** begin Data provided **

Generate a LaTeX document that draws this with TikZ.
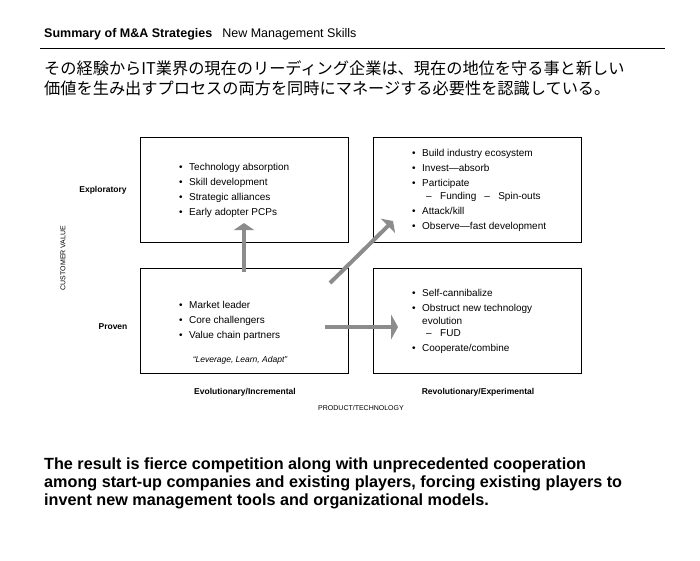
\documentclass[tikz,border=0pt]{standalone}
\usepackage{fontspec}
\setmainfont{Liberation Sans}
\newfontfamily\jpfont{Noto Sans CJK JP}
\usetikzlibrary{arrows.meta}
\definecolor{arrowgray}{RGB}{140,140,140}

\newcommand{\itm}[1]{\makebox[10pt][l]{\textbullet}#1}
\newcommand{\cnt}{\hspace*{10pt}}
\newcommand{\sbi}[1]{\hspace*{4pt}\makebox[14pt][l]{--}#1}

\tikzset{
    quad/.style={draw=black, line width=0.9pt, minimum width=208pt, minimum height=105pt, inner sep=0pt},
    boxtext/.style={anchor=north west, align=left, inner sep=0pt, font=\fontsize{10}{15}\selectfont},
    axislabel/.style={font=\fontsize{7}{8}\selectfont},
    rowlabel/.style={font=\bfseries\fontsize{8.5}{10}\selectfont},
    bigarrow/.style={draw=arrowgray, line width=4pt, -{Triangle[width=#1,length=7pt]}},
    bigarrow/.default=20pt
}

\begin{document}
\begin{tikzpicture}[x=1pt, y=-1pt]
    \useasboundingbox (0,0) rectangle (700,560);
    % Title
    \node[anchor=base west, inner sep=0pt, font=\fontsize{12.5}{14}\selectfont] (title) at (44,37)
        {\textbf{Summary of M\&A Strategies}\hspace{10pt}New Management Skills};
    \draw[line width=0.8pt] (40,48) -- (665,48);
    % Japanese lead text
    \node[anchor=north west, align=left, inner sep=0pt, font=\jpfont\fontsize{16.2}{20.5}\selectfont] (lead) at (44,60)
        {その経験からIT業界の現在のリーディング企業は、現在の地位を守る事と新しい\\
         価値を生み出すプロセスの両方を同時にマネージする必要性を認識している。};

    % Quadrants
    \node[quad] (explevo) at (244,189.5) {};
    \node[quad] (exprevo) at (477.5,189.5) {};
    \node[quad] (proevo) at (244,320.5) {};
    \node[quad] (prorevo) at (477.5,320.5) {};

    % Quadrant contents
    \node[boxtext] (t1) at (179,163)
        {\itm{Technology absorption}\\ \itm{Skill development}\\ \itm{Strategic alliances}\\ \itm{Early adopter PCPs}};
    \node[boxtext] (t2) at (412,149)
        {\itm{Build industry ecosystem}\\ \itm{Invest---absorb}\\ \itm{Participate}\\[-2pt]
         \cnt\sbi{Funding}\hspace{4pt}\sbi{Spin-outs}\\ \itm{Attack/kill}\\ \itm{Observe---fast development}};
    \node[boxtext] (t3) at (179,301)
        {\itm{Market leader}\\ \itm{Core challengers}\\ \itm{Value chain partners}};
    \node[anchor=center, font=\itshape\fontsize{8.5}{10}\selectfont] (motto) at (240,360) {``Leverage, Learn, Adapt''};
    \node[boxtext] (t4) at (412,289)
        {\itm{Self-cannibalize}\\ \itm{Obstruct new technology}\\[-2pt] \cnt evolution\\[-3pt]
         \cnt\sbi{FUD}\\ \itm{Cooperate/combine}};

    % Axis labels
    \node[rowlabel] (lexp) at (103,190) {Exploratory};
    \node[rowlabel] (lpro) at (113,327) {Proven};
    \node[axislabel, rotate=90] (lcv) at (63,258) {CUSTOMER VALUE};
    \node[rowlabel] (levo) at (245,392) {Evolutionary/Incremental};
    \node[rowlabel] (lrev) at (478,392) {Revolutionary/Experimental};
    \node[axislabel] (lpt) at (361,408) {PRODUCT/TECHNOLOGY};

    % Arrows
    \coordinate (upS) at (244,272);
    \coordinate (upE) at (244,223);
    \coordinate (diS) at (330,283);
    \coordinate (diE) at (393,221);
    \coordinate (hoS) at (325,327);
    \coordinate (hoE) at (398,327);
    \draw[bigarrow] (upS) -- (upE);
    \draw[bigarrow] (diS) -- (diE);
    \draw[bigarrow=25pt] (hoS) -- (hoE);

    % Conclusion
    \node[anchor=north west, align=left, inner sep=0pt, font=\bfseries\fontsize{16.2}{18}\selectfont] (result) at (44,458)
        {The result is fierce competition along with unprecedented cooperation\\
         among start-up companies and existing players, forcing existing players to\\
         invent new management tools and organizational models.};
\end{tikzpicture}
\end{document}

** end Data provided **

What to do
Copy each line of the data that contains the word "with".

Response to this task
Generate a LaTeX document that draws this with TikZ.
        {The result is fierce competition along with unprecedented cooperation\\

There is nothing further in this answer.